▶ [Provided material]
------------

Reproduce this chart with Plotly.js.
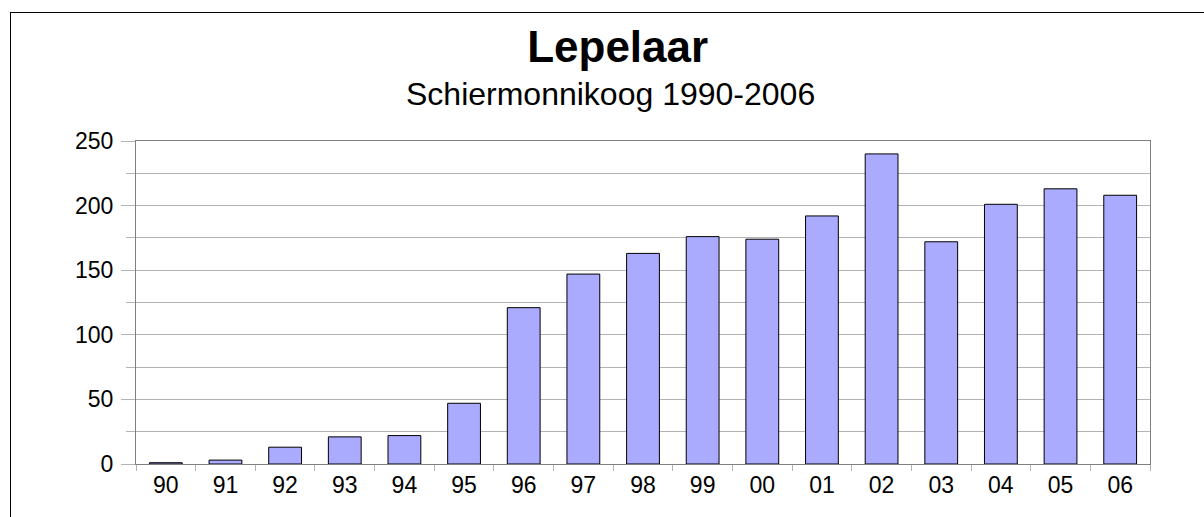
<!DOCTYPE html>
<html>
<head>
<meta charset="utf-8">
<script src="https://cdn.plot.ly/plotly-3.0.1.min.js"></script>
<style>
  html, body { margin: 0; padding: 0; background: #ffffff; }
  #chart { position: absolute; left: 0; top: 0; width: 1204px; height: 517px; }
  #frame { position: absolute; left: 10px; top: 12px; width: 1300px; height: 600px;
           border-left: 1px solid #000; border-top: 1px solid #000; pointer-events: none; }
</style>
</head>
<body>
<div id="chart"></div>
<div id="frame"></div>
<script>
const years = ['90','91','92','93','94','95','96','97','98','99','00','01','02','03','04','05','06'];
const counts = [1, 3, 13, 21, 22, 47, 121, 147, 163, 176, 174, 192, 240, 172, 201, 213, 208];
const yTicks = [0, 50, 100, 150, 200, 250];
const titleText = 'Lepelaar';
const subtitleText = 'Schiermonnikoog 1990-2006';

const FONT = 'Liberation Sans, Arial, sans-serif';

const trace = {
  type: 'bar',
  x: years,
  y: counts,
  marker: { color: '#aaaaff', line: { color: '#000000', width: 1 } },
  hoverinfo: 'x+y'
};

const layout = {
  width: 1204,
  height: 517,
  margin: { l: 136, r: 54, t: 141, b: 53, pad: 0 },
  paper_bgcolor: 'rgba(0,0,0,0)',
  plot_bgcolor: '#ffffff',
  font: { family: FONT, color: '#000000', size: 23 },
  showlegend: false,
  bargap: 0.45,
  title: {
    text: '<b>' + titleText + '</b>',
    font: { family: FONT, size: 44, color: '#000000' },
    x: 0.475, xanchor: 'center', xref: 'paper',
    y: 0.91, yanchor: 'middle', yref: 'container'
  },
  annotations: [{
    text: subtitleText,
    xref: 'paper', yref: 'paper',
    x: 0.4675, y: 1.0,
    xanchor: 'center', yanchor: 'bottom',
    yshift: 27,
    showarrow: false,
    font: { family: FONT, size: 32, color: '#000000' }
  }],
  xaxis: {
    type: 'category',
    tickson: 'boundaries',
    ticks: 'outside',
    ticklen: 6,
    tickcolor: '#b3b3b3',
    showline: true,
    linecolor: '#808080',
    linewidth: 1,
    mirror: true,
    showgrid: false,
    tickfont: { family: FONT, size: 23, color: '#000000' },
    fixedrange: true
  },
  yaxis: {
    range: [0, 250],
    tickvals: yTicks,
    ticktext: yTicks.map(String),
    ticks: 'outside',
    ticklen: 14,
    tickcolor: '#b3b3b3',
    showline: true,
    linecolor: '#808080',
    linewidth: 1,
    mirror: true,
    showgrid: true,
    gridcolor: '#b3b3b3',
    gridwidth: 1,
    zeroline: false,
    ticklabelstandoff: 3,
    minor: { dtick: 25, tick0: 0, ticks: 'outside', ticklen: 9, tickcolor: '#b3b3b3', showgrid: true, gridcolor: '#b3b3b3', gridwidth: 1 },
    tickfont: { family: FONT, size: 23, color: '#000000' },
    fixedrange: true
  }
};

Plotly.newPlot('chart', [trace], layout, { displayModeBar: false });
</script>
</body>
</html>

------------

▶ [Instruction]
Copy out all the data without changing anything, and drop the pictures.

▶ [Problem solution]
Reproduce this chart with Plotly.js.
<!DOCTYPE html>
<html>
<head>
<meta charset="utf-8">
<script src="https://cdn.plot.ly/plotly-3.0.1.min.js"></script>
<style>
  html, body { margin: 0; padding: 0; background: #ffffff; }
  #chart { position: absolute; left: 0; top: 0; width: 1204px; height: 517px; }
  #frame { position: absolute; left: 10px; top: 12px; width: 1300px; height: 600px;
           border-left: 1px solid #000; border-top: 1px solid #000; pointer-events: none; }
</style>
</head>
<body>
<div id="chart"></div>
<div id="frame"></div>
<script>
const years = ['90','91','92','93','94','95','96','97','98','99','00','01','02','03','04','05','06'];
const counts = [1, 3, 13, 21, 22, 47, 121, 147, 163, 176, 174, 192, 240, 172, 201, 213, 208];
const yTicks = [0, 50, 100, 150, 200, 250];
const titleText = 'Lepelaar';
const subtitleText = 'Schiermonnikoog 1990-2006';

const FONT = 'Liberation Sans, Arial, sans-serif';

const trace = {
  type: 'bar',
  x: years,
  y: counts,
  marker: { color: '#aaaaff', line: { color: '#000000', width: 1 } },
  hoverinfo: 'x+y'
};

const layout = {
  width: 1204,
  height: 517,
  margin: { l: 136, r: 54, t: 141, b: 53, pad: 0 },
  paper_bgcolor: 'rgba(0,0,0,0)',
  plot_bgcolor: '#ffffff',
  font: { family: FONT, color: '#000000', size: 23 },
  showlegend: false,
  bargap: 0.45,
  title: {
    text: '<b>' + titleText + '</b>',
    font: { family: FONT, size: 44, color: '#000000' },
    x: 0.475, xanchor: 'center', xref: 'paper',
    y: 0.91, yanchor: 'middle', yref: 'container'
  },
  annotations: [{
    text: subtitleText,
    xref: 'paper', yref: 'paper',
    x: 0.4675, y: 1.0,
    xanchor: 'center', yanchor: 'bottom',
    yshift: 27,
    showarrow: false,
    font: { family: FONT, size: 32, color: '#000000' }
  }],
  xaxis: {
    type: 'category',
    tickson: 'boundaries',
    ticks: 'outside',
    ticklen: 6,
    tickcolor: '#b3b3b3',
    showline: true,
    linecolor: '#808080',
    linewidth: 1,
    mirror: true,
    showgrid: false,
    tickfont: { family: FONT, size: 23, color: '#000000' },
    fixedrange: true
  },
  yaxis: {
    range: [0, 250],
    tickvals: yTicks,
    ticktext: yTicks.map(String),
    ticks: 'outside',
    ticklen: 14,
    tickcolor: '#b3b3b3',
    showline: true,
    linecolor: '#808080',
    linewidth: 1,
    mirror: true,
    showgrid: true,
    gridcolor: '#b3b3b3',
    gridwidth: 1,
    zeroline: false,
    ticklabelstandoff: 3,
    minor: { dtick: 25, tick0: 0, ticks: 'outside', ticklen: 9, tickcolor: '#b3b3b3', showgrid: true, gridcolor: '#b3b3b3', gridwidth: 1 },
    tickfont: { family: FONT, size: 23, color: '#000000' },
    fixedrange: true
  }
};

Plotly.newPlot('chart', [trace], layout, { displayModeBar: false });
</script>
</body>
</html>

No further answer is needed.